● Data extract:
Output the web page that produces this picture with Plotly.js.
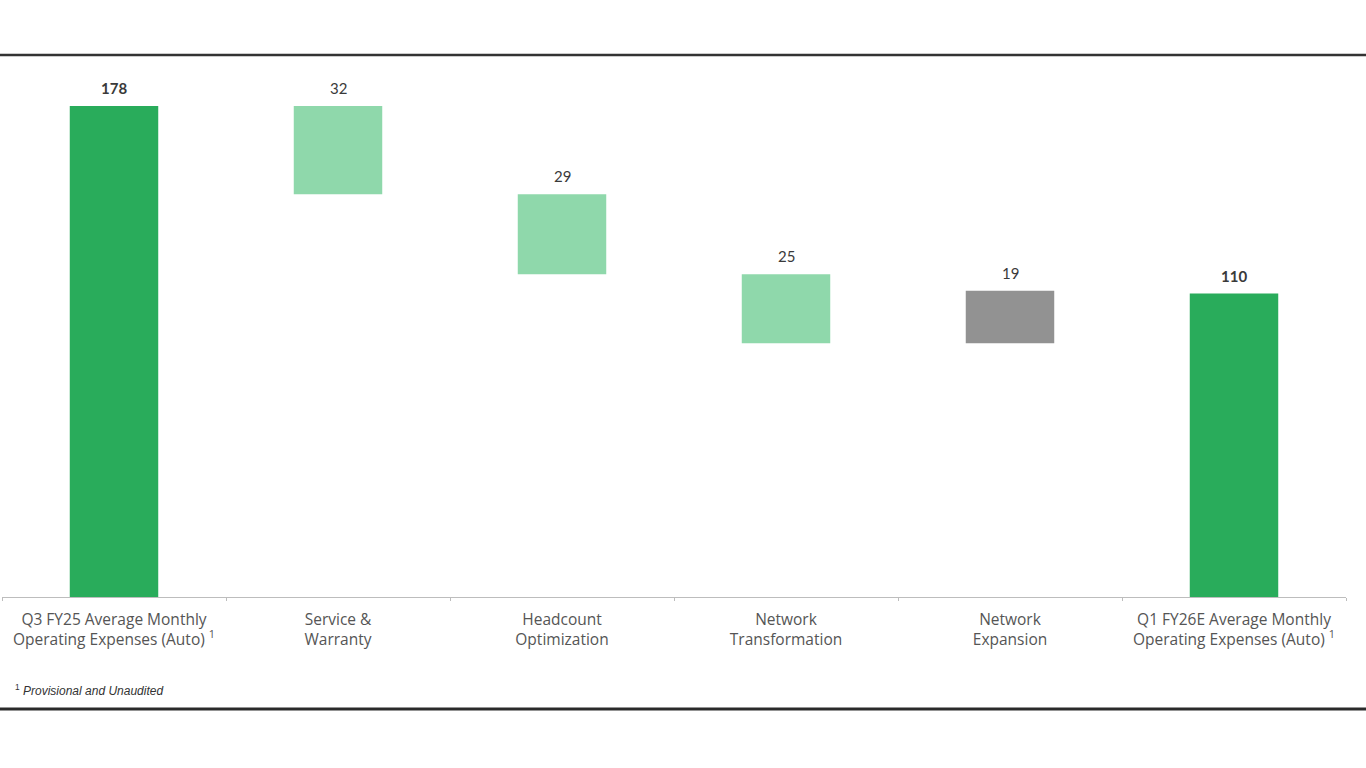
<!DOCTYPE html>
<html>
<head>
<meta charset="utf-8">
<script src="https://cdn.plot.ly/plotly-3.0.1.min.js"></script>
<style>html,body{margin:0;padding:0;background:#fff;}#chart{width:1366px;height:768px;}</style>
</head>
<body>
<div id="chart"></div>
<script>
const categories = ["start","service","headcount","transformation","expansion","end"];
const tickLabels = [
  "Q3 FY25 Average Monthly<br>Operating Expenses (Auto) <sup>1</sup>",
  "Service &<br>Warranty",
  "Headcount<br>Optimization",
  "Network<br>Transformation",
  "Network<br>Expansion",
  "Q1 FY26E Average Monthly<br>Operating Expenses (Auto) <sup>1</sup>"
];
const measures = ["total","down","down","down","up","total"];
const values = [178, 32, 29, 25, 19, 110];
const valueLabels = ["<b>178</b>","32","29","25","19","<b>110</b>"];

const colorFor = {total:"#29AC5B", down:"#8FD8AB", up:"#929292"};

// compute bases from the running total
const bases = [], heights = [];
let running = 0;
measures.forEach((m, i) => {
  if (m === "total") { bases.push(0); heights.push(values[i]); running = values[i]; }
  else if (m === "down") { running -= values[i]; bases.push(running); heights.push(values[i]); }
  else { bases.push(running); heights.push(values[i]); running += values[i]; }
});

const trace = {
  type: "bar",
  x: categories,
  y: heights,
  base: bases,
  width: 0.395,
  marker: {color: measures.map(m => colorFor[m])},
  hoverinfo: "skip"
};

const valueAnnotations = categories.map((c, i) => ({
  x: c, y: bases[i] + heights[i], xref: "x", yref: "y",
  xanchor: "center", yanchor: "bottom", yshift: 7,
  showarrow: false, text: valueLabels[i],
  font: {family: "Lato, 'Open Sans', sans-serif", size: 15, color: "#3a3a3a"}
}));

const layout = {
  width: 1366, height: 768,
  margin: {l: 0, r: 0, t: 55, b: 171, pad: 0},
  paper_bgcolor: "#fff", plot_bgcolor: "#fff",
  showlegend: false,
  xaxis: {
    domain: [2/1366, 1346/1366],
    type: "category",
    tickvals: categories,
    ticktext: tickLabels,
    tickson: "boundaries",
    ticks: "outside", ticklen: 3, tickcolor: "#bdbdbd", tickwidth: 1,
    ticklabelstandoff: 8,
    showline: true, linecolor: "#bdbdbd", linewidth: 1,
    showgrid: false, zeroline: false,
    tickfont: {family: "'Open Sans', Lato, sans-serif", size: 15.5, color: "#555"},
    fixedrange: true
  },
  yaxis: {
    range: [0, 196.5],
    visible: false, showgrid: false, zeroline: false, fixedrange: true
  },
  shapes: [
    {type: "line", xref: "paper", yref: "paper", x0: 0, x1: 1, y0: 1, y1: 1,
     line: {color: "#333", width: 2.5}},
    {type: "line", xref: "paper", yref: "paper", x0: 0, x1: 1, y0: -0.2066, y1: -0.2066,
     line: {color: "#2a2a2a", width: 3}}
  ],
  annotations: valueAnnotations.concat([
    {xref: "paper", yref: "paper", x: 13/1366, y: -0.172, xanchor: "left", yanchor: "middle",
     showarrow: false, align: "left",
     text: "<sup>1</sup> <i>Provisional and Unaudited</i>",
     font: {family: "'Liberation Sans', Arial, sans-serif", size: 12, color: "#333"}}
  ])
};

Plotly.newPlot("chart", [trace], layout, {displayModeBar: false, staticPlot: true});
</script>
</body>
</html>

● Goal:
Copy the data character for character, but drop all pictures from the copy.

● Written answer:
Output the web page that produces this picture with Plotly.js.
<!DOCTYPE html>
<html>
<head>
<meta charset="utf-8">
<script src="https://cdn.plot.ly/plotly-3.0.1.min.js"></script>
<style>html,body{margin:0;padding:0;background:#fff;}#chart{width:1366px;height:768px;}</style>
</head>
<body>
<div id="chart"></div>
<script>
const categories = ["start","service","headcount","transformation","expansion","end"];
const tickLabels = [
  "Q3 FY25 Average Monthly<br>Operating Expenses (Auto) <sup>1</sup>",
  "Service &<br>Warranty",
  "Headcount<br>Optimization",
  "Network<br>Transformation",
  "Network<br>Expansion",
  "Q1 FY26E Average Monthly<br>Operating Expenses (Auto) <sup>1</sup>"
];
const measures = ["total","down","down","down","up","total"];
const values = [178, 32, 29, 25, 19, 110];
const valueLabels = ["<b>178</b>","32","29","25","19","<b>110</b>"];

const colorFor = {total:"#29AC5B", down:"#8FD8AB", up:"#929292"};

// compute bases from the running total
const bases = [], heights = [];
let running = 0;
measures.forEach((m, i) => {
  if (m === "total") { bases.push(0); heights.push(values[i]); running = values[i]; }
  else if (m === "down") { running -= values[i]; bases.push(running); heights.push(values[i]); }
  else { bases.push(running); heights.push(values[i]); running += values[i]; }
});

const trace = {
  type: "bar",
  x: categories,
  y: heights,
  base: bases,
  width: 0.395,
  marker: {color: measures.map(m => colorFor[m])},
  hoverinfo: "skip"
};

const valueAnnotations = categories.map((c, i) => ({
  x: c, y: bases[i] + heights[i], xref: "x", yref: "y",
  xanchor: "center", yanchor: "bottom", yshift: 7,
  showarrow: false, text: valueLabels[i],
  font: {family: "Lato, 'Open Sans', sans-serif", size: 15, color: "#3a3a3a"}
}));

const layout = {
  width: 1366, height: 768,
  margin: {l: 0, r: 0, t: 55, b: 171, pad: 0},
  paper_bgcolor: "#fff", plot_bgcolor: "#fff",
  showlegend: false,
  xaxis: {
    domain: [2/1366, 1346/1366],
    type: "category",
    tickvals: categories,
    ticktext: tickLabels,
    tickson: "boundaries",
    ticks: "outside", ticklen: 3, tickcolor: "#bdbdbd", tickwidth: 1,
    ticklabelstandoff: 8,
    showline: true, linecolor: "#bdbdbd", linewidth: 1,
    showgrid: false, zeroline: false,
    tickfont: {family: "'Open Sans', Lato, sans-serif", size: 15.5, color: "#555"},
    fixedrange: true
  },
  yaxis: {
    range: [0, 196.5],
    visible: false, showgrid: false, zeroline: false, fixedrange: true
  },
  shapes: [
    {type: "line", xref: "paper", yref: "paper", x0: 0, x1: 1, y0: 1, y1: 1,
     line: {color: "#333", width: 2.5}},
    {type: "line", xref: "paper", yref: "paper", x0: 0, x1: 1, y0: -0.2066, y1: -0.2066,
     line: {color: "#2a2a2a", width: 3}}
  ],
  annotations: valueAnnotations.concat([
    {xref: "paper", yref: "paper", x: 13/1366, y: -0.172, xanchor: "left", yanchor: "middle",
     showarrow: false, align: "left",
     text: "<sup>1</sup> <i>Provisional and Unaudited</i>",
     font: {family: "'Liberation Sans', Arial, sans-serif", size: 12, color: "#333"}}
  ])
};

Plotly.newPlot("chart", [trace], layout, {displayModeBar: false, staticPlot: true});
</script>
</body>
</html>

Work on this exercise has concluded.